If your hair isn’t right, your overall appearance never fully comes together. You might be doing everything else right—clothes, fitness, grooming—but a bad or neglected haircut quietly pulls everything down. The fix isn’t complicated. You just need a haircut that actually suits your face and a habit of maintaining it before it starts looking off. Most people ignore both, which is why something this simple ends up making such a big difference.
Let me explain this in a way that actually makes sense.
You’ve probably had those few days after a haircut where everything just looks better. You don’t change your clothes, you don’t suddenly become fitter, nothing dramatic happens—but your face looks sharper, cleaner, more defined. You notice it in the mirror without trying too hard. That version of you is not some upgraded version. It’s just what you look like when your hair is actually working for you instead of against you.
The problem is, most people treat that as temporary. They enjoy it for a few days, then slowly let it fade without realizing it’s fading. Hair doesn’t suddenly become bad. It drifts. The edges soften, the sides start to look heavier, the shape loses structure. You don’t notice it day by day because you’re seeing yourself constantly, but someone who hasn’t seen you in a couple of weeks will pick up on it instantly. That’s why you can feel like you look “the same,” but something is slightly off.
Another thing that needs to be said clearly—you’re probably sticking to the same haircut out of habit, not because it actually suits you. Most guys go to the same barber, say the same thing, and get the same result every time. It’s comfortable. You don’t have to think about it. But comfort doesn’t mean it’s the best option for your face. If your haircut adds width where your face already has width, or removes structure where you actually need it, it’s quietly working against you every single day.
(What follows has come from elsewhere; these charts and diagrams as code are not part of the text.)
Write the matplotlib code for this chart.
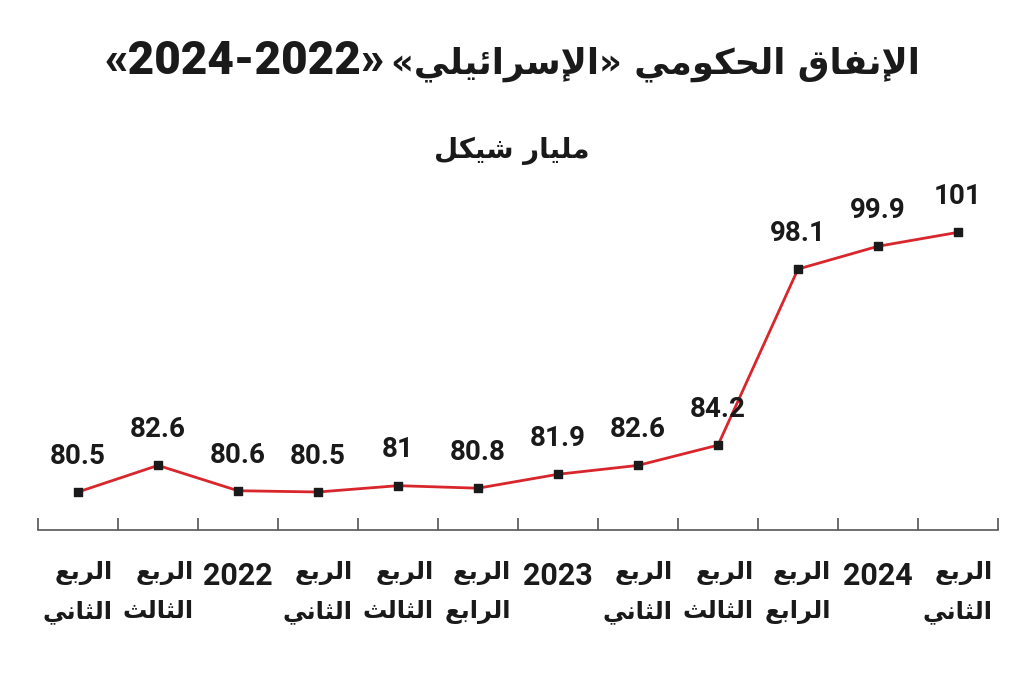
import numpy as np
import matplotlib.pyplot as plt
from matplotlib.ticker import FixedLocator

# values (billion shekel)
values = [80.5, 82.6, 80.6, 80.5, 81, 80.8, 81.9, 82.6, 84.2, 98.1, 99.9, 101]
value_labels = ['80.5', '82.6', '80.6', '80.5', '81', '80.8', '81.9', '82.6', '84.2', '98.1', '99.9', '101']
periods = ['الربع\nالثاني', 'الربع\nالثالث', '2022', 'الربع\nالثاني', 'الربع\nالثالث', 'الربع\nالرابع',
           '2023', 'الربع\nالثاني', 'الربع\nالثالث', 'الربع\nالرابع', '2024', 'الربع\nالثاني']
title_words = 'الإنفاق الحكومي'
title_quoted = 'الإسرائيلي'
title_years = '2024-2022'
subtitle = 'مليار شيكل'

# arabic presentation forms: isolated, final, initial, medial
FORMS = {
    '\u0627': ('\uFE8D', '\uFE8E', None, None),
    '\u0625': ('\uFE87', '\uFE88', None, None),
    '\u0631': ('\uFEAD', '\uFEAE', None, None),
    '\u0648': ('\uFEED', '\uFEEE', None, None),
    '\u0628': ('\uFE8F', '\uFE90', '\uFE91', '\uFE92'),
    '\u062B': ('\uFE99', '\uFE9A', '\uFE9B', '\uFE9C'),
    '\u062D': ('\uFEA1', '\uFEA2', '\uFEA3', '\uFEA4'),
    '\u0633': ('\uFEB1', '\uFEB2', '\uFEB3', '\uFEB4'),
    '\u0634': ('\uFEB5', '\uFEB6', '\uFEB7', '\uFEB8'),
    '\u0639': ('\uFEC9', '\uFECA', '\uFECB', '\uFECC'),
    '\u0641': ('\uFED1', '\uFED2', '\uFED3', '\uFED4'),
    '\u0642': ('\uFED5', '\uFED6', '\uFED7', '\uFED8'),
    '\u0643': ('\uFED9', '\uFEDA', '\uFEDB', '\uFEDC'),
    '\u0644': ('\uFEDD', '\uFEDE', '\uFEDF', '\uFEE0'),
    '\u0645': ('\uFEE1', '\uFEE2', '\uFEE3', '\uFEE4'),
    '\u0646': ('\uFEE5', '\uFEE6', '\uFEE7', '\uFEE8'),
    '\u064A': ('\uFEF1', '\uFEF2', '\uFEF3', '\uFEF4'),
    '\u0626': ('\uFE89', '\uFE8A', '\uFE8B', '\uFE8C'),
}
LAM_ALEF = {'\u0627': ('\uFEFB', '\uFEFC'), '\u0625': ('\uFEF9', '\uFEFA')}


def ar(s):
    # shape + reverse, matplotlib has no bidi
    toks = []
    i = 0
    while i < len(s):
        c = s[i]
        if c == '\u0644' and i + 1 < len(s) and s[i + 1] in LAM_ALEF:
            toks.append(('LA', s[i + 1]))
            i += 2
        else:
            toks.append(('C', c))
            i += 1

    def jl(t):
        return t[0] == 'C' and t[1] in FORMS and FORMS[t[1]][2] is not None

    def jr(t):
        return t[0] == 'LA' or t[1] in FORMS

    out = []
    for k, t in enumerate(toks):
        p = k > 0 and jl(toks[k - 1]) and jr(t)
        n = k < len(toks) - 1 and jl(t) and jr(toks[k + 1])
        if t[0] == 'LA':
            out.append(LAM_ALEF[t[1]][1 if p else 0])
        elif t[1] in FORMS:
            f = FORMS[t[1]]
            if p and n:
                out.append(f[3])
            elif p:
                out.append(f[1])
            elif n:
                out.append(f[2])
            else:
                out.append(f[0])
        else:
            out.append(t[1])
    return ''.join(out)[::-1]


AR_FONT = ['DejaVu Sans']
NUM_FONT = ['Roboto', 'DejaVu Sans']
ink = '#1a1a1a'
red = '#d9262c'

fig = plt.figure(figsize=(10.24, 6.78), dpi=100)
ax = fig.add_axes([38 / 1024, 148 / 678, 960 / 1024, 380 / 678])

x = np.arange(len(values))
ax.plot(x, values, color=red, lw=2, zorder=2)
ax.scatter(x, values, marker='s', s=40, color=ink, zorder=3)
for xi, v, lab in zip(x, values, value_labels):
    ax.annotate(lab, (xi, v), xytext=(0, 16), textcoords='offset points',
                ha='center', va='bottom', fontsize=20, fontweight='bold',
                family=NUM_FONT, color=ink)

ax.set_xlim(-0.5, len(values) - 0.5)
ax.set_ylim(77.5, 107.5)
ax.set_yticks([])
for s in ['top', 'right', 'left']:
    ax.spines[s].set_visible(False)
ax.spines['bottom'].set_color('#555555')
ax.spines['bottom'].set_linewidth(1.2)

ax.xaxis.set_minor_locator(FixedLocator(np.arange(len(values) + 1) - 0.5))
ax.tick_params(axis='x', which='minor', direction='in', length=9, width=1.2, color='#555555')
ax.set_xticks(x)
ax.set_xticklabels([p if p.isdigit() else '\n'.join(ar(line) for line in p.split('\n'))
                    for p in periods])
ax.tick_params(axis='x', which='major', length=0, pad=22)
for lab, p in zip(ax.get_xticklabels(), periods):
    lab.set_fontweight('bold')
    lab.set_color(ink)
    lab.set_multialignment('right')
    lab.set_linespacing(1.75)
    if p.isdigit():
        lab.set_family(NUM_FONT)
        lab.set_fontsize(22)
    else:
        lab.set_family(AR_FONT)
        lab.set_fontsize(17.5)

# title in two pieces: years (latin digits) on the left, arabic on the right
fig.text(105 / 1024, 0.91, '«' + title_years + '»', ha='left', va='center', fontsize=33,
         fontweight='black', family=NUM_FONT, color=ink)
fig.text(920 / 1024, 0.905, '«' + ar(title_quoted) + '» ' + ar(title_words), ha='right', va='center',
         fontsize=25.5, fontweight='bold', family=AR_FONT, color=ink)
fig.text(0.5, 0.778, ar(subtitle), ha='center', va='center', fontsize=20, fontweight='bold',
         family=AR_FONT, color=ink)

fig.savefig('out.png', dpi=100, facecolor='white')
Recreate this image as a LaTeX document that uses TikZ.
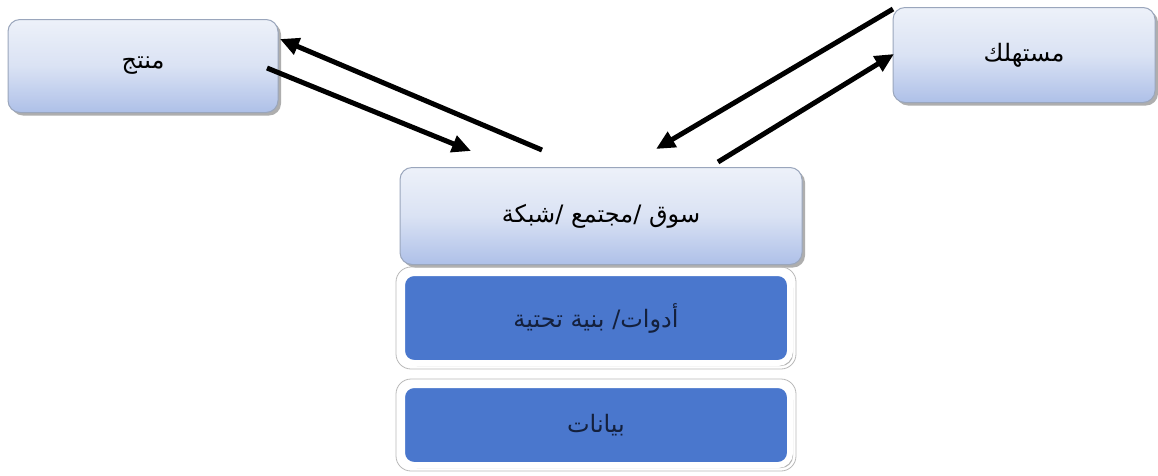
\documentclass[tikz,border=0pt]{standalone}
\usepackage{fontspec}
\newfontfamily\arabicfont[Script=Arabic]{DejaVu Sans}
\TeXXeTstate=1
\usetikzlibrary{arrows.meta,shadows,calc}
\definecolor{lightA}{HTML}{EDF1F9}
\definecolor{lightB}{HTML}{AEC0E8}
\definecolor{boxedge}{HTML}{9AA6BC}
\definecolor{deepblue}{HTML}{4A77CD}
\definecolor{navytext}{HTML}{14203C}
\tikzset{
  lightbox/.style={rounded corners=12pt, draw=boxedge, line width=1pt,
    shading=axis, top color=lightA, bottom color=lightB, middle color=lightA!70!lightB, shading angle=0,
    drop shadow={shadow xshift=3pt, shadow yshift=-3pt, fill=gray!70, opacity=0.9},
    font=\arabicfont\fontsize{24}{28}\selectfont, text=black},
  bluebox/.style={rounded corners=12pt, draw=white, line width=6pt, fill=deepblue,
    drop shadow={shadow xshift=3pt, shadow yshift=-3pt, fill=gray!65, opacity=0.9},
    font=\arabicfont\fontsize{24}{28}\selectfont, text=navytext},
  ring/.style={draw=gray!55, line width=0.8pt, rounded corners=15pt},
  flow/.style={line width=5pt, -{Triangle[length=19pt,width=17pt]}, black}
}
\begin{document}
\begin{tikzpicture}[x=1pt,y=-1pt]
\useasboundingbox (0,0) rectangle (1158,475);
\fill[white] (0,0) rectangle (1158,475);
\node[lightbox, minimum width=270pt, minimum height=93pt] (prod) at (143,66) {\beginR منتج\endR};
\node[lightbox, minimum width=262pt, minimum height=95pt] (cons) at (1024,55) {\beginR مستهلك\endR};
\node[lightbox, minimum width=402pt, minimum height=97pt] (market) at (601,216) {\beginR سوق /مجتمع /شبكة\endR};
\node[bluebox, minimum width=388pt, minimum height=90pt] (tools) at (596,318) {\beginR أدوات/ بنية تحتية\endR};
\node[bluebox, minimum width=388pt, minimum height=80pt] (data) at (596,425) {\beginR بيانات\endR};
\draw[ring] ($(tools.south west)+(-3,3)$) rectangle ($(tools.north east)+(3,-3)$);
\draw[ring] ($(data.south west)+(-3,3)$) rectangle ($(data.north east)+(3,-3)$);
\coordinate (p1s) at (542,150);
\coordinate (p1e) at (280,39);
\coordinate (p2s) at (267,68);
\coordinate (p2e) at (471,151);
\coordinate (c1s) at (893,9);
\coordinate (c1e) at (656,149);
\coordinate (c2s) at (718,162);
\coordinate (c2e) at (894,54);
\draw[flow] (p1s) -- (p1e);
\draw[flow] (p2s) -- (p2e);
\draw[flow] (c1s) -- (c1e);
\draw[flow] (c2s) -- (c2e);
\end{tikzpicture}
\end{document}
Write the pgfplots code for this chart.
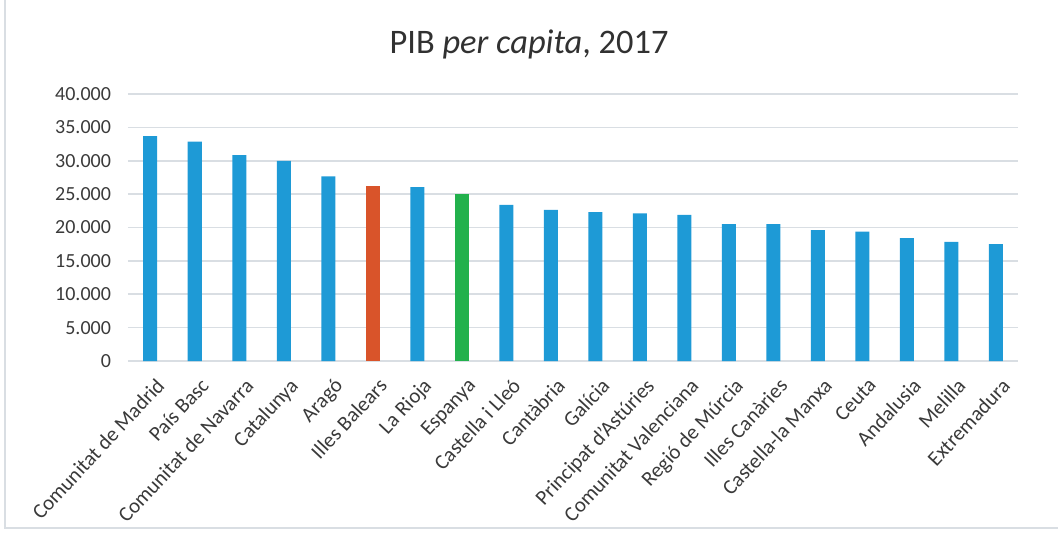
\documentclass[border=0pt]{standalone}
\usepackage{fontspec}
\setmainfont{Carlito}
\usepackage{pgfplots}
\pgfplotsset{compat=1.18}

\definecolor{barblue}{HTML}{1E9AD6}
\definecolor{barorange}{HTML}{D9542A}
\definecolor{bargreen}{HTML}{22B14C}
\definecolor{gridc}{HTML}{D9DEE3}
\definecolor{txt}{HTML}{3A3A3A}

\begin{document}
\begin{tikzpicture}
% page frame: 1 px of the reference = 0.5 pt
\useasboundingbox (-64pt,-85.5pt) rectangle (465pt,180.5pt);
\draw[gridc, line width=0.8pt] (-61.5pt,180.5pt) -- (-61.5pt,-83.5pt) -- (465pt,-83.5pt);
\node[font=\fontsize{17.2}{20}\selectfont, color=txt!85!black] at (200.5pt,158.5pt) {PIB \textit{per capita}, 2017};
\begin{axis}[
  scale only axis, width=445pt, height=133.5pt,
  ybar, bar width=7pt,
  xmin=-0.5, xmax=19.5, ymin=0, ymax=40000,
  ytick={0,5000,...,40000},
  xtick={0,...,19},
  xticklabels={Comunitat de Madrid, País Basc, Comunitat de Navarra, Catalunya, Aragó, Illes Balears, La Rioja, Espanya, Castella i Lleó, Cantàbria, Galícia, Principat d'Astúries, Comunitat Valenciana, Regió de Múrcia, Illes Canàries, Castella-la Manxa, Ceuta, Andalusia, Melilla, Extremadura},
  x tick label style={rotate=47, anchor=north east, font=\fontsize{10.5}{12.5}\selectfont, color=txt, inner sep=1pt, yshift=-6pt, xshift=-3pt},
  y tick label style={font=\fontsize{10}{12}\selectfont, color=txt, xshift=-5pt},
  /pgf/number format/.cd, 1000 sep={.}, assume math mode=true, /pgfplots/.cd,
  scaled y ticks=false,
  axis line style={draw=none},
  major tick length=0pt,
  ymajorgrids, grid style={gridc, line width=0.8pt},
]
\addplot[fill=barblue, draw=none, bar shift=0pt] coordinates {
(0,33700) (1,32850) (2,30850) (3,30000) (4,27650) (6,26050)
(8,23400) (9,22650) (10,22300) (11,22100) (12,21900) (13,20500)
(14,20500) (15,19600) (16,19400) (17,18400) (18,17850) (19,17500)};
\addplot[fill=barorange, draw=none, bar shift=0pt] coordinates {(5,26200)};
\addplot[fill=bargreen, draw=none, bar shift=0pt] coordinates {(7,25000)};
\end{axis}
\end{tikzpicture}
\end{document}
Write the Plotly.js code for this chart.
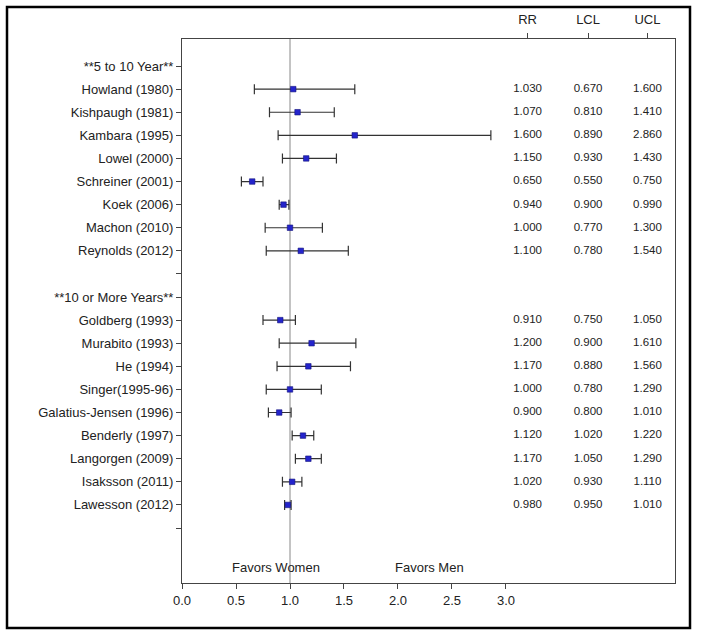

You don’t need to turn this into something complicated. You just need to start paying attention. Look at your face shape. Look at how your hair sits a week after a cut versus two or three weeks later. Notice when it starts losing that clean look. That’s your actual timeline, not some random “once a month” habit you’ve been following. If your hair looks its best for about ten days, then waiting three weeks makes no sense. You’re spending most of your time looking like a slightly worse version of yourself without realizing it.
Then there’s the part almost nobody talks about—what you do after the haircut. A good cut doesn’t carry itself if you completely ignore it every day. You don’t need styling like you’re going to an event, but you do need some level of control. When your hair just sits however it wants, it quickly loses that sharp look and starts feeling unfinished. Even a small amount of product, used properly, can keep things in place and make it look intentional instead of random. The goal isn’t to look styled. The goal is to not look like you didn’t even think about it.
You also need to be honest about your barber. If you’ve been going to the same place for years and your haircut has never really improved, then you’re not choosing quality—you’re choosing familiarity. A good barber doesn’t just repeat what you say. He looks at your face, your hair type, and adjusts things slightly to make it suit you better. That alone can change how you look more than buying better clothes or trying new products.
And this is where everything connects. Hair isn’t just one part of your appearance. It frames your entire face. If it’s right, everything else you do looks slightly better without extra effort. If it’s off, everything else has to work harder to make up for it. That’s why you can be doing a lot of things right and still feel like something isn’t clicking.
You don’t need to overthink this or turn it into some routine-heavy process. Just stop treating your hair like something you deal with occasionally. Get a cut that actually suits you, maintain it before it loses shape, and keep it under control day to day. Once you do that, you’ll stop having those random “good days” after a haircut and start looking consistently sharp instead, which is really what makes the difference.